The idea is that every context determines some small number ${\displaystyle \epsilon >0}$, such that any event which will only happen with probability less than ${\displaystyle \epsilon }$ is deemed impossible (IN THAT CONTEXT). [TODO really this should be a statement about propositions.] There's an objection that it's "possible" to flip a coin 100000x and get heads every time. This is mis-using the concept of "possible." We have concepts of false, unlikely, possible, probable, true, arbitrary, etc. because we need these categories cognitively. If you categorize a coin landing heads 100000x in a row as something that's "possible," then it destroys your cognitive categories and renders your mind impotent. More about this in section below.[TODO does this rly belong here?]

The traditional concept

Unlike what many people believe, probability is not something that comes in at the base of metaphysics. Probability is epistemological, not metaphysical.

One intellectual view asserting that probability is metaphysically central is Bayesianism. [TODO mention the principal principle]

Numerical probability (i.e. assigning actual numbers to uncertain outcomes) is a very high-level concept, and is only applicable in certain cases. An example where numerical probability is not applicable:

  This Monday, the president will announce his decision about whether or not to run for re-election.

Some Bayesians try to say like oh well it's a 30% chance he runs, 70% chance he doesn't. Prediction markets are based on this idea [TODO add a caveat about prediction markets; I think they could be useful]. But it's not a valid use of probability. Why is it not valid? [TODO think more about this]

  * you'd have to explain why it's a 30% chance he runs, which you can't. There is no symmetry present in the president's decisions, and they are not based on symmetric things like dice-rolling. [TODO is that the only basis for probability?]

Another view, sharply opposed to Bayesianism in many other respects, is held by David Deutsch and his followers. DD believes in the many worlds interpretation of quantum mechanics, and he thinks it is that metaphysical thing which gives rise to probabilities. He says things like

    Probability is not a measure of ignorance.

    Source: https://twitter.com/DavidDeutschOxf/status/1692513674798252452

[TODO elaborate more based on his actual writings] It's not completely clear that his view contradicts mine, because the many worlds interpretation also says that probability is epistemic; it's your uncertainty about which branch of the universal wave function you're living on.

Specification

Specification of probability. We should assign number ${\displaystyle 1/k}$ to each of the ${\displaystyle k}$ possible states of system with a ${\displaystyle k}$-fold symmetry. This number is called the probability of the state.

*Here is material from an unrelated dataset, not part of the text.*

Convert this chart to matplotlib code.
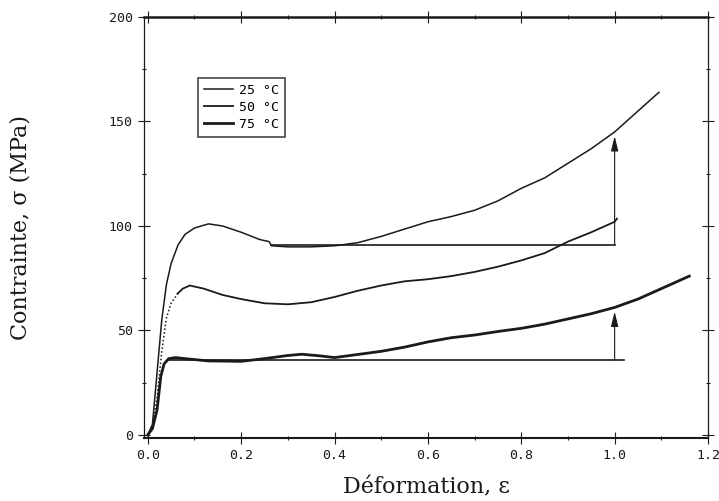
import matplotlib
matplotlib.use("Agg")
import matplotlib.pyplot as plt
from matplotlib.ticker import MultipleLocator

# 25 °C
x25 = [0.0, 0.01, 0.02, 0.03, 0.04, 0.05, 0.065, 0.08, 0.10, 0.13, 0.16, 0.20, 0.24, 0.26,
       0.265, 0.30, 0.35, 0.40, 0.45, 0.50, 0.55, 0.60, 0.65, 0.70, 0.75, 0.80, 0.85, 0.90,
       0.95, 1.00, 1.05, 1.095]
y25 = [0, 5, 30, 55, 72, 82, 91, 96, 99, 101, 100, 97, 93.5, 92.5,
       90.5, 90, 90, 90.5, 92, 95, 98.5, 102, 104.5, 107.5, 112, 118, 123, 130,
       137, 145, 155, 164]

# 50 °C
x50 = [0.0, 0.01, 0.02, 0.03, 0.04, 0.05, 0.064, 0.075, 0.09, 0.12, 0.16, 0.20, 0.25, 0.30,
       0.35, 0.40, 0.45, 0.50, 0.55, 0.60, 0.65, 0.70, 0.75, 0.80, 0.85, 0.90, 0.95, 1.00, 1.005]
y50 = [0, 4, 18, 40, 56, 63, 67.6, 70, 71.5, 70, 67, 65, 63, 62.5,
       63.5, 66, 69, 71.5, 73.5, 74.5, 76, 78, 80.5, 83.5, 87, 92.5, 97, 102, 103.5]
n_dot50 = 7  # first points drawn dotted

# 75 °C
x75 = [0.0, 0.01, 0.02, 0.028, 0.035, 0.045, 0.06, 0.08, 0.13, 0.20, 0.25, 0.30, 0.33, 0.37,
       0.40, 0.45, 0.50, 0.55, 0.60, 0.65, 0.70, 0.75, 0.80, 0.85, 0.90, 0.95, 1.00, 1.05,
       1.10, 1.16]
y75 = [0, 3, 12, 28, 34, 36.5, 37, 36.5, 35.4, 35.2, 36.5, 38, 38.6, 37.8,
       37, 38.5, 40, 42, 44.5, 46.5, 47.8, 49.5, 51, 53, 55.5, 58, 61, 65,
       70, 76]

labels = ["25 °C", "50 °C", "75 °C"]

# plateau reference lines and arrows
ref_y = [91, 36]
ref_x0 = [0.265, 0.045]
ref_x1 = [1.0, 1.02]
arrow_x = 1.0
arrow_top = [143, 59]

ink = "#1a1a1a"
fig = plt.figure(figsize=(7.19, 5.01), dpi=100)
ax = fig.add_axes([0.2003, 0.1257, 0.7844, 0.8403])

l25, = ax.plot(x25, y25, color=ink, lw=1.1)
ax.plot(x50[:n_dot50], y50[:n_dot50], color=ink, lw=1.1, ls=(0, (1, 1.5)))
l50, = ax.plot(x50[n_dot50 - 1:], y50[n_dot50 - 1:], color=ink, lw=1.3)
l75, = ax.plot(x75, y75, color=ink, lw=2.0)

for yv, xa, xb, yt in zip(ref_y, ref_x0, ref_x1, arrow_top):
    ax.plot([xa, xb], [yv, yv], color=ink, lw=1.2)
    ax.annotate("", xy=(arrow_x, yt), xytext=(arrow_x, yv),
                arrowprops=dict(arrowstyle="-|>,head_length=0.9,head_width=0.22",
                                color=ink, lw=0.8, shrinkA=0, shrinkB=0))

ax.set_xlim(-0.008, 1.2)
ax.set_ylim(-1.5, 200)
ax.xaxis.set_major_locator(MultipleLocator(0.2))
ax.xaxis.set_minor_locator(MultipleLocator(0.1))
ax.yaxis.set_major_locator(MultipleLocator(50))
ax.yaxis.set_minor_locator(MultipleLocator(25))
ax.xaxis.set_major_formatter(plt.FuncFormatter(lambda v, p: f"{v:.1f}"))
ax.tick_params(which="major", direction="inout", length=8, width=0.8, color=ink,
               top=True, right=True, labelsize=9.5, labelcolor=ink, pad=4)
ax.tick_params(which="minor", direction="inout", length=3, width=0.8, color=ink,
               top=True, right=True)
for lab in ax.get_xticklabels() + ax.get_yticklabels():
    lab.set_family("DejaVu Sans Mono")
for side, w in [("left", 0.9), ("right", 0.9), ("bottom", 1.5), ("top", 1.8)]:
    ax.spines[side].set_linewidth(w)
    ax.spines[side].set_color(ink)

ax.set_xlabel("Déformation, ε", family="DejaVu Serif", fontsize=16, color=ink, labelpad=10)
ax.set_ylabel("Contrainte, σ (MPa)", family="DejaVu Serif", fontsize=16, color=ink)
ax.yaxis.set_label_coords(-0.200, 0.5)

leg = ax.legend([l25, l50, l75], labels, loc="upper left", bbox_to_anchor=(0.095, 0.855),
                prop={"family": "DejaVu Sans Mono", "size": 9.5}, frameon=True,
                fancybox=False, edgecolor=ink, handlelength=2.2, labelspacing=0.3,
                borderpad=0.45, handletextpad=0.5, borderaxespad=0)
leg.get_frame().set_linewidth(1.2)

fig.savefig("out.png", dpi=100, facecolor="white")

Sometimes this specification is called a principle (see e.g. the "fundamental assumption of statistical mechanics"). The principle say something like "any state in a system with a symmetry is equally likely to occur." That approach assumes we have some prior concept of probability, and then tries to equate it with multiplicity.

Consider a two-sided coin. The coin has a twofold symmetry. It follows that two distinguishable coins have a fourfold symmetry, three distinguishable coins have an eightfold symmetry, and ${\displaystyle n}$ distinguishable coins have a ${\displaystyle 2^{n}}$-fold symmetry. "Distinguishable coins" could mean the same coin at different periods in time (say after different flips). So we see that a history of ${\displaystyle n}$ coin flips belongs to a system with a ${\displaystyle 2^{n}}$-fold symmetry. So by the specification of probability, it occurs with probability ${\displaystyle 2^{-n}}$.

This principle generalizes of course.